— Begin Data for processing —

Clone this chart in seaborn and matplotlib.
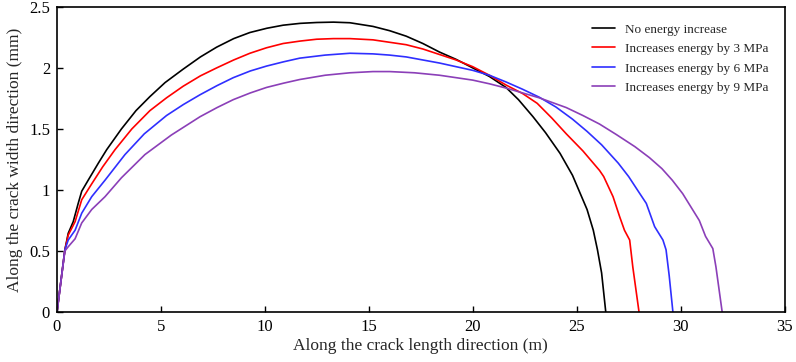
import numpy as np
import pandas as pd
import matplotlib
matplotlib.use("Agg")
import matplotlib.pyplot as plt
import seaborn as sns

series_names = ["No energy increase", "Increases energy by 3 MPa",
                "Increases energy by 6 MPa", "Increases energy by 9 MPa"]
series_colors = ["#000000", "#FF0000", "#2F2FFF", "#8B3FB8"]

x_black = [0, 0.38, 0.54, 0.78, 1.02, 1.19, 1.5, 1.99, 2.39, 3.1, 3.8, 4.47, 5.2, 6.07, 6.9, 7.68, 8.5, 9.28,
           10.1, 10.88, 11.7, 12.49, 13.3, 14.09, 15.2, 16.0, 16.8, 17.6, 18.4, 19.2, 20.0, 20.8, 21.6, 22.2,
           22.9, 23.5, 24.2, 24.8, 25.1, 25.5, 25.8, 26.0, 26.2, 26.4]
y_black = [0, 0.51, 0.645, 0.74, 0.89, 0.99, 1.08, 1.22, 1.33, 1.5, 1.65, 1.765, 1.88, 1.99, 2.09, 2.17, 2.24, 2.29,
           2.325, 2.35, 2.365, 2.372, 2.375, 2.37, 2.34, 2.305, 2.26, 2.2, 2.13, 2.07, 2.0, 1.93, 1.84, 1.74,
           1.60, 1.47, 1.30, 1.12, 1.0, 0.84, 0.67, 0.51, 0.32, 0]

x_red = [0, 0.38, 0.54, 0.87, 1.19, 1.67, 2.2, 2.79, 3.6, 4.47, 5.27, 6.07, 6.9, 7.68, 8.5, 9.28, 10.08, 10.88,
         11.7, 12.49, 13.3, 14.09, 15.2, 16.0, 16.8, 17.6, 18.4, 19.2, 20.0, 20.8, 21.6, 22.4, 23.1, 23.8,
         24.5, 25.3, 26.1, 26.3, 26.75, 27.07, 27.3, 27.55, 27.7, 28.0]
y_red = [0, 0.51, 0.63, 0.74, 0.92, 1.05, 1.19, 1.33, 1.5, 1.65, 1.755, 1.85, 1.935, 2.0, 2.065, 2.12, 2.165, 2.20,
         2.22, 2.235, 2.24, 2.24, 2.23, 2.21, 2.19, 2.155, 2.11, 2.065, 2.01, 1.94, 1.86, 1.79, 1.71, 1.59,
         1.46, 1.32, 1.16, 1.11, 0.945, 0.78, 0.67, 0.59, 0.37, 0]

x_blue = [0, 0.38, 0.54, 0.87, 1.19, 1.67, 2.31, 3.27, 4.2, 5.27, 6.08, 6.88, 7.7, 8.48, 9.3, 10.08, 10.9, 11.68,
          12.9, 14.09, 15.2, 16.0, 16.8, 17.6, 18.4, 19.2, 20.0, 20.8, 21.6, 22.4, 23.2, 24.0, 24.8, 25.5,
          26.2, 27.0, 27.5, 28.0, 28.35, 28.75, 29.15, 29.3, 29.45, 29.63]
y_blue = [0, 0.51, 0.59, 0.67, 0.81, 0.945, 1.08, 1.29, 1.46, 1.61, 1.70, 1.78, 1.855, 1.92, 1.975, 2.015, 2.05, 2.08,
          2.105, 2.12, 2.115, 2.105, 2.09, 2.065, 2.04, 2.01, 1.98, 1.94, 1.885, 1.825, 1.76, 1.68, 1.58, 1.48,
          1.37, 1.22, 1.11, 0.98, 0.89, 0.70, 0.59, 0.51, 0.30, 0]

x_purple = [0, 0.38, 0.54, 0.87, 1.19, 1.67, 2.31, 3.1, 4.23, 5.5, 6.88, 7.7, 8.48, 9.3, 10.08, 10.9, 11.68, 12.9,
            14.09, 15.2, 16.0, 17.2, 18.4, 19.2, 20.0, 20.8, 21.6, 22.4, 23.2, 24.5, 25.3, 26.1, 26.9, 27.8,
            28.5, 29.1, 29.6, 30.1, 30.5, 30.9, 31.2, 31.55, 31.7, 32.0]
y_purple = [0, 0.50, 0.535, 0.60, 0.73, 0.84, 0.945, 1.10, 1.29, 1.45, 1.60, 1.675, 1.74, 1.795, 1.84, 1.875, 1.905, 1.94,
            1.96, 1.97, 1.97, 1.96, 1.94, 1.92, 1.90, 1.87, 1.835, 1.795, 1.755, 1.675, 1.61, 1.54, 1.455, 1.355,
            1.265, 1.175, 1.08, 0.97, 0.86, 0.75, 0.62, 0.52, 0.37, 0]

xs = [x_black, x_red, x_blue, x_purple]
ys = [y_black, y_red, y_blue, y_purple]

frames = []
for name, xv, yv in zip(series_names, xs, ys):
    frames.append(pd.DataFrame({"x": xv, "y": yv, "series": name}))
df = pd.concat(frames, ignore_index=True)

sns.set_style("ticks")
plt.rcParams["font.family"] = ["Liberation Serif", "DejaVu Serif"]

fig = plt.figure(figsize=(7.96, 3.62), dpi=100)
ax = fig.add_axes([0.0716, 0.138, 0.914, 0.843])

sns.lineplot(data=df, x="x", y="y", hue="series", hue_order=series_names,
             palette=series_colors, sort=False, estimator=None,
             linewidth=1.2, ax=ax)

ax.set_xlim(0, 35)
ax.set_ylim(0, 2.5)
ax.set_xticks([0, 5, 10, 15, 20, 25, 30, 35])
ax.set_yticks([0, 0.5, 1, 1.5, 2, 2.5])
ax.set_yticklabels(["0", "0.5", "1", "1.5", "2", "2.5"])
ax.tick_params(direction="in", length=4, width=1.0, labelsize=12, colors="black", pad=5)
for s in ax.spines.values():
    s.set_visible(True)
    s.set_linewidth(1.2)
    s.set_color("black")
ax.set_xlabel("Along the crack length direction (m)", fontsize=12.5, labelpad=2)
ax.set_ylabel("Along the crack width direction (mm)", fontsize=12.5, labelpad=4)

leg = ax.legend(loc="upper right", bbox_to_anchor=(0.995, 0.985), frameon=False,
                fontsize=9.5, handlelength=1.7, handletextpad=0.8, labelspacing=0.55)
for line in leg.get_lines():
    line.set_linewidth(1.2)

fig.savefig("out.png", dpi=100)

— End Data for processing —
— Begin Data for processing —

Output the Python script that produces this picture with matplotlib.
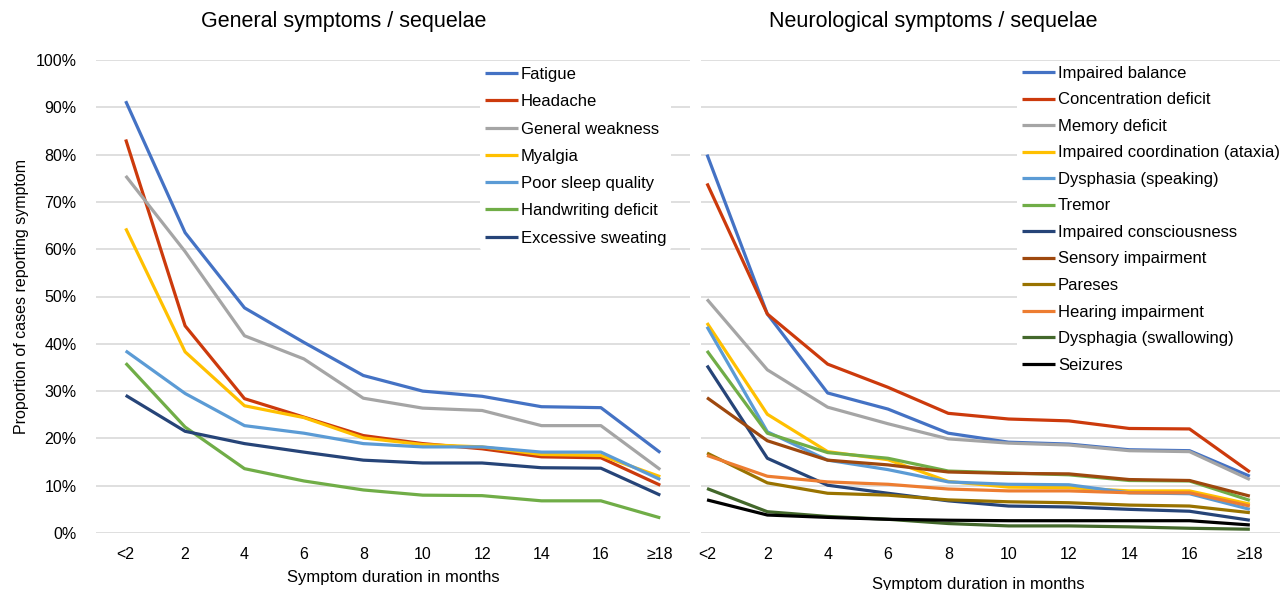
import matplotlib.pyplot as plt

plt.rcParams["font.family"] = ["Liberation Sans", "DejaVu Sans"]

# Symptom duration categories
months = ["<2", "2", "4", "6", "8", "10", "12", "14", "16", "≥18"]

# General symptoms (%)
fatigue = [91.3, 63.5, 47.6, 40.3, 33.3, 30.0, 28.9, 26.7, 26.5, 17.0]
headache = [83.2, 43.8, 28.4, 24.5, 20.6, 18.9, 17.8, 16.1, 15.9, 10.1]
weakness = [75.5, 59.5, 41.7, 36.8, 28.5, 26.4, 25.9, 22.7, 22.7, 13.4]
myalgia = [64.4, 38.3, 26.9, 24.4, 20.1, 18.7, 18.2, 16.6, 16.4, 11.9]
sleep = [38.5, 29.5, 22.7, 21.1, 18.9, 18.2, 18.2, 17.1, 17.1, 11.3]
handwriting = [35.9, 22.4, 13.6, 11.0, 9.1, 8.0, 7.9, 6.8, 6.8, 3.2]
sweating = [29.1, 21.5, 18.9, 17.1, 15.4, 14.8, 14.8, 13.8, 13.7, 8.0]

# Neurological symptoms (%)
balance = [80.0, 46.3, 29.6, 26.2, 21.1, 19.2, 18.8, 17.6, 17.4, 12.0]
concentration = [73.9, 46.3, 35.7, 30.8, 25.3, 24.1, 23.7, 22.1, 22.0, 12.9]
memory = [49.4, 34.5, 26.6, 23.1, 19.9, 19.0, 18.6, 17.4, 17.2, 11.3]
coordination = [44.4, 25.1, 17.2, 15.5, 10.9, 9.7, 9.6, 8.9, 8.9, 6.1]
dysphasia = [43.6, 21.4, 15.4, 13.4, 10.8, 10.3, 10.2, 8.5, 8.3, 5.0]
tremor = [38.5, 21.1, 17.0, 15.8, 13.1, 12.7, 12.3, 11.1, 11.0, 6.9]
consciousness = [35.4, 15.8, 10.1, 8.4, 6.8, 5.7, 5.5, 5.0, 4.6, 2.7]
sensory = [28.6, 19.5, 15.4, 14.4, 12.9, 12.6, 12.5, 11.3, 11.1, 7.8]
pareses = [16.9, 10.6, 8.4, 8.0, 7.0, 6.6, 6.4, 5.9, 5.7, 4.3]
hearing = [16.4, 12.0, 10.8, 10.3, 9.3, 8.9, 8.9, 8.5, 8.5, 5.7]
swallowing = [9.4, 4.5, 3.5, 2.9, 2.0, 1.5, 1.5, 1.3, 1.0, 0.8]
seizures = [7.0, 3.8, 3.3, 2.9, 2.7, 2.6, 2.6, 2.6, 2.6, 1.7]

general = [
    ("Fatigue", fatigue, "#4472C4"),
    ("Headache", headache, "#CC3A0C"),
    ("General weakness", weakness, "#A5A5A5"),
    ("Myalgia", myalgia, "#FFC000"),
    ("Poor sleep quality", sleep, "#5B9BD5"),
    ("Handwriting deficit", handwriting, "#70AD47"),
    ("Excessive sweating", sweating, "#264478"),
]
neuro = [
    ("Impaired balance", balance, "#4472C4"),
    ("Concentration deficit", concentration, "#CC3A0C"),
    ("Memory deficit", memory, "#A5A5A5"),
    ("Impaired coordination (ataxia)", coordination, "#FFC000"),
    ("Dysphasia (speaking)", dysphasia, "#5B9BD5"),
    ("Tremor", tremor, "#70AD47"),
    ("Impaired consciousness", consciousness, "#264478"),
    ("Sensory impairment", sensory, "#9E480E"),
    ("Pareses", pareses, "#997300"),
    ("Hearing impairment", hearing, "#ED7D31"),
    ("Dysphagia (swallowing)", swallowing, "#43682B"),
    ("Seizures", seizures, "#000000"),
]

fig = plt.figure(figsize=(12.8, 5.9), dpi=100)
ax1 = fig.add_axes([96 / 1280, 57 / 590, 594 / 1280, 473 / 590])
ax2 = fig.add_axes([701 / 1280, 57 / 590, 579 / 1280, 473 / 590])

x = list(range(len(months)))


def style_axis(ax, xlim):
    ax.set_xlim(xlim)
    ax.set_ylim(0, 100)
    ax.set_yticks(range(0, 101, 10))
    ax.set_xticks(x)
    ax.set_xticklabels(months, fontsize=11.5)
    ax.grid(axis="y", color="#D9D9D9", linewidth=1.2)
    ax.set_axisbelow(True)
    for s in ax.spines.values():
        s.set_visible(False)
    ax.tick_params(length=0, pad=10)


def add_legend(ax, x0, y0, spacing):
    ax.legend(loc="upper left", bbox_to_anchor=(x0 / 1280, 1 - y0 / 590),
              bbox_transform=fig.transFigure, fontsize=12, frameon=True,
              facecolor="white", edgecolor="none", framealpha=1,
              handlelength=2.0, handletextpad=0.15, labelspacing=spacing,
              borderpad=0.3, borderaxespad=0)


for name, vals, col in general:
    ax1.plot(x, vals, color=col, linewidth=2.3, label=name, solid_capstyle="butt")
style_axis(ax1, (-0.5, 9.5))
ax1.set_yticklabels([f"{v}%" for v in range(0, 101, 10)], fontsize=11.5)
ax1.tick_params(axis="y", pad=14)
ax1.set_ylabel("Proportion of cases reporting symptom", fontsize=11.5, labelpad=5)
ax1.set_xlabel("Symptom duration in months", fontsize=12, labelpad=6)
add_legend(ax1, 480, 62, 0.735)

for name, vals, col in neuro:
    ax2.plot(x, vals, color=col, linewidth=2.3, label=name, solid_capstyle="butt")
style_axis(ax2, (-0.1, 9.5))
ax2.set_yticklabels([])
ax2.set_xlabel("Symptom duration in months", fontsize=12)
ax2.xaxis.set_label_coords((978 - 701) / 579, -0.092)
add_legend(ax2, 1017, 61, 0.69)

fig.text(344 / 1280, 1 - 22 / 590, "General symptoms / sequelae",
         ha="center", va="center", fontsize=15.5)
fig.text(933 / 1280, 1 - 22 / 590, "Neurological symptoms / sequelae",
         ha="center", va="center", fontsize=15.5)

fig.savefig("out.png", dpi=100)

— End Data for processing —

Starting at the line that contains "Output the Python" and stopping after the line that contains "2.6, 2.6, 1.7]", copy every line exactly. Leave any pictures behind.

▶ **Response to this task**:
Output the Python script that produces this picture with matplotlib.
import matplotlib.pyplot as plt

plt.rcParams["font.family"] = ["Liberation Sans", "DejaVu Sans"]

# Symptom duration categories
months = ["<2", "2", "4", "6", "8", "10", "12", "14", "16", "≥18"]

# General symptoms (%)
fatigue = [91.3, 63.5, 47.6, 40.3, 33.3, 30.0, 28.9, 26.7, 26.5, 17.0]
headache = [83.2, 43.8, 28.4, 24.5, 20.6, 18.9, 17.8, 16.1, 15.9, 10.1]
weakness = [75.5, 59.5, 41.7, 36.8, 28.5, 26.4, 25.9, 22.7, 22.7, 13.4]
myalgia = [64.4, 38.3, 26.9, 24.4, 20.1, 18.7, 18.2, 16.6, 16.4, 11.9]
sleep = [38.5, 29.5, 22.7, 21.1, 18.9, 18.2, 18.2, 17.1, 17.1, 11.3]
handwriting = [35.9, 22.4, 13.6, 11.0, 9.1, 8.0, 7.9, 6.8, 6.8, 3.2]
sweating = [29.1, 21.5, 18.9, 17.1, 15.4, 14.8, 14.8, 13.8, 13.7, 8.0]

# Neurological symptoms (%)
balance = [80.0, 46.3, 29.6, 26.2, 21.1, 19.2, 18.8, 17.6, 17.4, 12.0]
concentration = [73.9, 46.3, 35.7, 30.8, 25.3, 24.1, 23.7, 22.1, 22.0, 12.9]
memory = [49.4, 34.5, 26.6, 23.1, 19.9, 19.0, 18.6, 17.4, 17.2, 11.3]
coordination = [44.4, 25.1, 17.2, 15.5, 10.9, 9.7, 9.6, 8.9, 8.9, 6.1]
dysphasia = [43.6, 21.4, 15.4, 13.4, 10.8, 10.3, 10.2, 8.5, 8.3, 5.0]
tremor = [38.5, 21.1, 17.0, 15.8, 13.1, 12.7, 12.3, 11.1, 11.0, 6.9]
consciousness = [35.4, 15.8, 10.1, 8.4, 6.8, 5.7, 5.5, 5.0, 4.6, 2.7]
sensory = [28.6, 19.5, 15.4, 14.4, 12.9, 12.6, 12.5, 11.3, 11.1, 7.8]
pareses = [16.9, 10.6, 8.4, 8.0, 7.0, 6.6, 6.4, 5.9, 5.7, 4.3]
hearing = [16.4, 12.0, 10.8, 10.3, 9.3, 8.9, 8.9, 8.5, 8.5, 5.7]
swallowing = [9.4, 4.5, 3.5, 2.9, 2.0, 1.5, 1.5, 1.3, 1.0, 0.8]
seizures = [7.0, 3.8, 3.3, 2.9, 2.7, 2.6, 2.6, 2.6, 2.6, 1.7]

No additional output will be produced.